> [Source data]
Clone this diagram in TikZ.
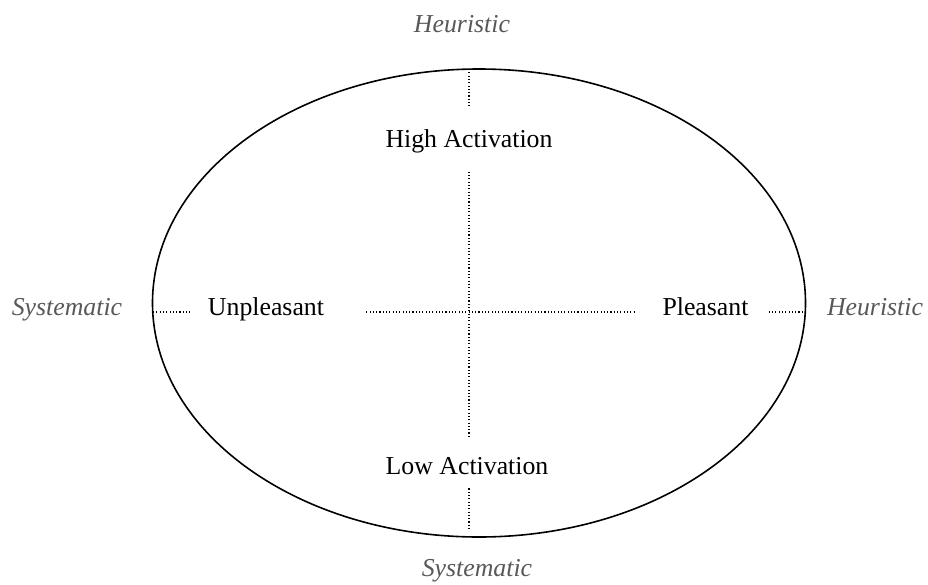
\documentclass[tikz,border=0pt]{standalone}
\usepackage{fontspec}
\setmainfont{Liberation Serif}
\usetikzlibrary{positioning}
\definecolor{ModeGray}{RGB}{88,88,88}

\begin{document}
\begin{tikzpicture}[x=1pt,y=-1pt,
  every node/.style={inner sep=0pt,font=\fontsize{25.8}{30}\selectfont},
  pole/.style={anchor=base},
  mode/.style={anchor=base,text=ModeGray,font=\fontsize{25.8}{30}\selectfont\itshape},
  axis/.style={line width=1.1pt,dash pattern=on 1.1pt off 2.2pt}]
  \useasboundingbox (0,0) rectangle (928,584);
  \draw[line width=1.6pt] (479,303) ellipse [x radius=326.5pt,y radius=234pt];
  \coordinate (N) at (469,69);
  \coordinate (S) at (469,537);
  \coordinate (W) at (153,312);
  \coordinate (E) at (805.5,312);
  \node[pole] (high) at (469,147) {High Activation};
  \node[pole] (low) at (467,474) {Low Activation};
  \node[pole] (unpl) at (266,315) {Unpleasant};
  \node[pole] (pleas) at (705.5,315) {Pleasant};
  \node[mode] (heurN) at (462,32) {Heuristic};
  \node[mode] (sysS) at (477,576) {Systematic};
  \node[mode] (sysW) at (67,315) {Systematic};
  \node[mode] (heurE) at (875,315) {Heuristic};
  \draw[axis,shorten >=21pt] (N) -- (high.north -| N);
  \draw[axis,shorten <=19pt,shorten >=19pt] (high.south -| N) -- (low.north -| N);
  \draw[axis,shorten <=14pt,shorten >=7pt] (low.south -| N) -- (S);
  \draw[axis,shorten >=18pt] (W) -- ([yshift=3pt]unpl.base west);
  \draw[axis,shorten <=42pt,shorten >=27pt] ([yshift=3pt]unpl.base east) -- ([yshift=3pt]pleas.base west);
  \draw[axis,shorten <=20pt] ([yshift=3pt]pleas.base east) -- (E);
\end{tikzpicture}
\end{document}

> [Exercise description] Reproduce every line above as written, skipping pictures.

> [Final result]
Clone this diagram in TikZ.
\documentclass[tikz,border=0pt]{standalone}
\usepackage{fontspec}
\setmainfont{Liberation Serif}
\usetikzlibrary{positioning}
\definecolor{ModeGray}{RGB}{88,88,88}

\begin{document}
\begin{tikzpicture}[x=1pt,y=-1pt,
  every node/.style={inner sep=0pt,font=\fontsize{25.8}{30}\selectfont},
  pole/.style={anchor=base},
  mode/.style={anchor=base,text=ModeGray,font=\fontsize{25.8}{30}\selectfont\itshape},
  axis/.style={line width=1.1pt,dash pattern=on 1.1pt off 2.2pt}]
  \useasboundingbox (0,0) rectangle (928,584);
  \draw[line width=1.6pt] (479,303) ellipse [x radius=326.5pt,y radius=234pt];
  \coordinate (N) at (469,69);
  \coordinate (S) at (469,537);
  \coordinate (W) at (153,312);
  \coordinate (E) at (805.5,312);
  \node[pole] (high) at (469,147) {High Activation};
  \node[pole] (low) at (467,474) {Low Activation};
  \node[pole] (unpl) at (266,315) {Unpleasant};
  \node[pole] (pleas) at (705.5,315) {Pleasant};
  \node[mode] (heurN) at (462,32) {Heuristic};
  \node[mode] (sysS) at (477,576) {Systematic};
  \node[mode] (sysW) at (67,315) {Systematic};
  \node[mode] (heurE) at (875,315) {Heuristic};
  \draw[axis,shorten >=21pt] (N) -- (high.north -| N);
  \draw[axis,shorten <=19pt,shorten >=19pt] (high.south -| N) -- (low.north -| N);
  \draw[axis,shorten <=14pt,shorten >=7pt] (low.south -| N) -- (S);
  \draw[axis,shorten >=18pt] (W) -- ([yshift=3pt]unpl.base west);
  \draw[axis,shorten <=42pt,shorten >=27pt] ([yshift=3pt]unpl.base east) -- ([yshift=3pt]pleas.base west);
  \draw[axis,shorten <=20pt] ([yshift=3pt]pleas.base east) -- (E);
\end{tikzpicture}
\end{document}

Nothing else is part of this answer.